Radio Sandymount broadcast to coincide with the Sandymount and Merrion Community Week in late May or early June. This recording is of a test transmission on 29th April 1984 made from 270 metres/1116 kHz from 1135-1220. Among the presenters mentioned are David Baker, a well-known name on the Dublin pirate scene, John Murray and Charlie Sheehan who was a postman in Sandymount.

Pop-up community radio: Radio Sandymount
Charlie Sheehan in the Radio Sandymount studio (photo courtesy of Dave Reddy).

The recording also includes part of a simulcast of the 78s Show on Radio Galaxy, presented by the veteran pirate broadcaster Tony Boylan and his wife Fran. In 1945, Tony had set up one of Ireland’s earliest pirate stations, the Colleen Home Service, from his bedroom and continued to experiment with transmitters after the war. In the late 1960s, he set up Radio Galaxy on 199 metres/1512 kHz and specialised in playing his large collection of 78s records every Sunday for a few hours.

The 78s Show was very different to most of what was offered by pirate radio at the time and Tony and Fran’s engaging style and deep passion for the music earned them a loyal following. In 1986, they retired to the Isle of Man and became involved in setting up community radio there. Fran Boylan died in 2007 and Tony passed away in 2010.
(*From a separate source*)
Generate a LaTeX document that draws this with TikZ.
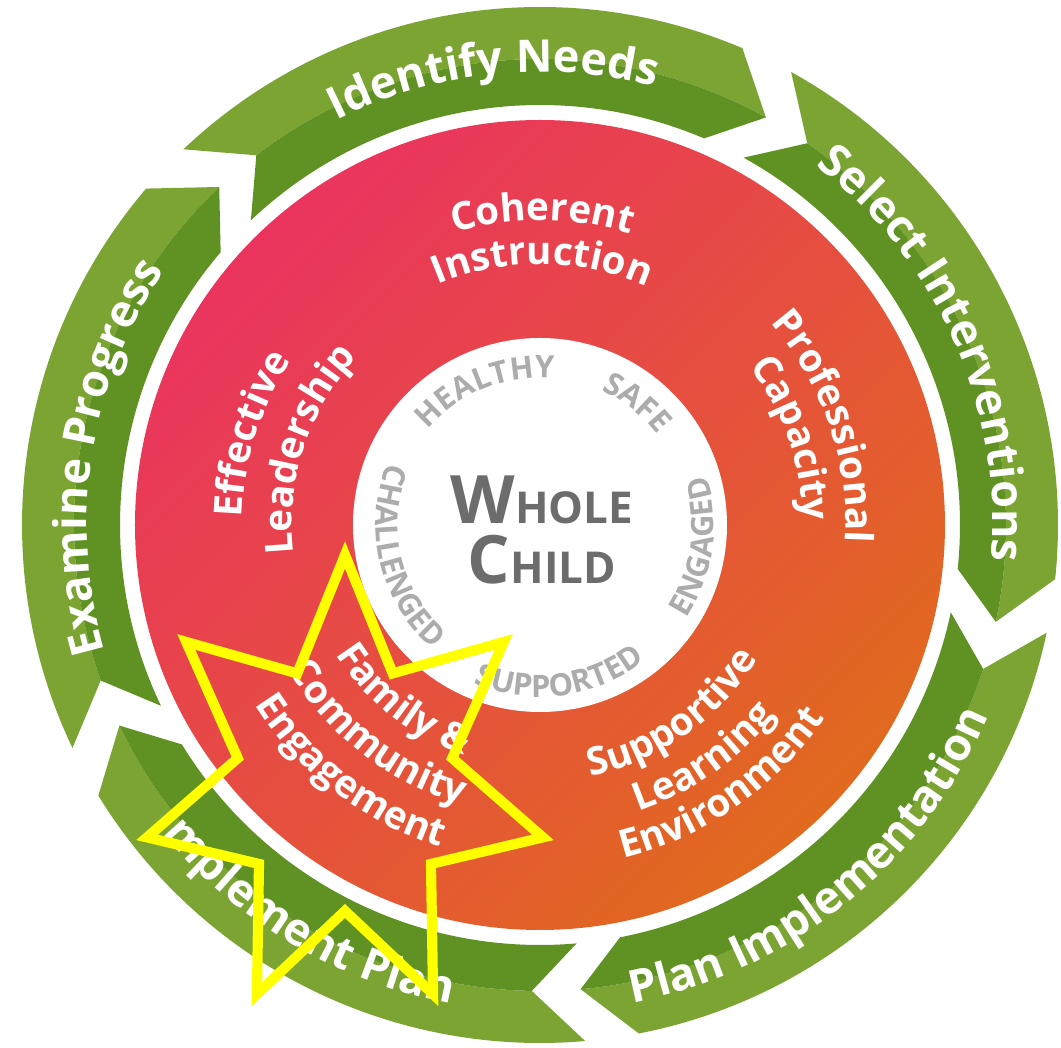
\documentclass[tikz,border=0pt]{standalone}
\usepackage{fontspec}
\setmainfont{Open Sans}
\usetikzlibrary{decorations.text}

\definecolor{ringlight}{RGB}{124,164,50}
\definecolor{ringdark}{RGB}{95,146,35}
\definecolor{discpink}{RGB}{234,52,94}
\definecolor{discmid}{RGB}{230,78,64}
\definecolor{discorange}{RGB}{225,106,30}
\definecolor{wordgray}{RGB}{172,172,172}
\definecolor{hubgray}{RGB}{108,108,108}
\definecolor{staryellow}{RGB}{255,255,0}

\newcommand\ringfont{\fontsize{12.8}{13}\selectfont\bfseries\color{white}}
\newcommand\discfont{\fontsize{11}{12}\selectfont\bfseries\color{white}}
\newcommand\wordfont{\fontsize{8.8}{9}\selectfont\bfseries\color{wordgray}}

% text set along an arc about the centre: radius, from, to, format, text
\newcommand\arclabel[5]{%
  \path[decorate, decoration={text along path, text align=center,
    text={|#4|#5}}] (#2:#1) arc[start angle=#2, end angle=#3, radius=#1];}

\begin{document}
\begin{tikzpicture}[x=1cm, y=1cm,
  hub/.style={font=\bfseries, text=hubgray, inner sep=0pt},
  starline/.style={draw=staryellow, line width=2.9pt, line join=miter}
]
\def\rout{5.18}
\def\rmid{4.66}
\def\rin{4.20}

\useasboundingbox (-5.40,-5.23) rectangle (5.21,5.25);
\fill[white] (-5.40,-5.23) rectangle (5.21,5.25);

% green cycle arrows: tail angle / tail angle of the next one
\foreach \ta/\tb in {133.5/61, 61/-12, -12/-85, -85/-154.5, -154.5/-226.5} {
  \fill[ringlight] (\ta:\rout) arc[start angle=\ta, end angle=\tb+6, radius=\rout]
    -- (\tb:\rmid) arc[start angle=\tb, end angle=\ta-6, radius=\rmid] -- cycle;
  \fill[ringdark] (\ta:\rin) arc[start angle=\ta, end angle=\tb+6, radius=\rin]
    -- (\tb:\rmid) arc[start angle=\tb, end angle=\ta-6, radius=\rmid] -- cycle;
}

\arclabel{4.53}{136}{56}{\ringfont}{Identify Needs}
\arclabel{4.53}{74}{-26}{\ringfont}{Select Interventions}
\arclabel{4.87}{-101}{-1}{\ringfont}{Plan Implementation}
\arclabel{4.87}{188.5}{288.5}{\ringfont}{Implement Plan}
\arclabel{4.53}{221}{121}{\ringfont}{Examine Progress}

% red disc
\shade[top color=discpink, bottom color=discorange, middle color=discmid,
  shading angle=45] (0,0) circle (4.05);

\arclabel{3.05}{139.5}{39.5}{\discfont}{Coherent}
\arclabel{2.61}{139.5}{39.5}{\discfont}{Instruction}
\arclabel{3.06}{69}{-31}{\discfont}{Professional}
\arclabel{2.63}{69}{-31}{\discfont}{Capacity}
\arclabel{2.56}{-105}{-5}{\discfont}{Supportive}
\arclabel{3.03}{-105}{-5}{\discfont}{Learning}
\arclabel{3.44}{-105}{-5}{\discfont}{Environment}
\arclabel{2.42}{182}{282}{\discfont}{Family {\&}}
\arclabel{2.90}{182}{282}{\discfont}{Community}
\arclabel{3.37}{182.5}{282.5}{\discfont}{Engagement}
\arclabel{2.98}{212.5}{112.5}{\discfont}{Effective}
\arclabel{2.48}{212}{112}{\discfont}{Leadership}

% white hub
\fill[white] (0,0) circle (1.87);

\arclabel{1.47}{152}{72}{\wordfont}{HEALTHY}
\arclabel{1.48}{91.5}{11.5}{\wordfont}{SAFE}
\arclabel{1.74}{-48}{32}{\wordfont}{ENGAGED}
\arclabel{1.72}{-122.5}{-42.5}{\wordfont}{SUPPORTED}
\arclabel{1.64}{153.5}{233.5}{\wordfont}{CHALLENGED}

\node[hub] (whole) at (0.02,0.25)
  {{\fontsize{19}{19}\selectfont W}{\fontsize{12.5}{12.5}\selectfont HOLE}};
\node[hub] (child) at (0.02,-0.35)
  {{\fontsize{19}{19}\selectfont C}{\fontsize{12.5}{12.5}\selectfont HILD}};

% yellow star
\begin{scope}[shift={(-1.95,-2.61)}]
  \draw[starline] (90:2.03cm and 2.31cm)
    \foreach \k in {1,...,6} {-- ({90+(\k-0.5)*360/7}:1.10cm and 1.25cm)
      -- ({90+\k*360/7}:2.03cm and 2.31cm)}
    -- ({90+6.5*360/7}:1.10cm and 1.25cm) -- cycle;
\end{scope}
\end{tikzpicture}
\end{document}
Peter Mulryan paid tribute to Tony Boylan in his 1988 book, Radio Radio: ‘Tony Boylan’s pioneering broadcasts were amazing feats of personal and electronic achievement, and they were well ahead of their day. While Tony proved that pirate radio was technically possible, it would take younger men another ten years to prove its economic feasibility, and they were still at school’. Broadcast historian Eddie Bohan inducted Tony into his Alternative Irish Broadcasting Hall of Fame in 2015.

Pop-up community radio: Radio Sandymount
L-R David Baker, Paula Walsh (Miss Sandymount) and Dermot Lacey in 1986 (photo courtesy of Dave Reddy).

This recording is from the Skywave Tapes Collection. Skywave Radio International broadcast a shortwave station in the 1980s from Baldoyle in northeast Dublin.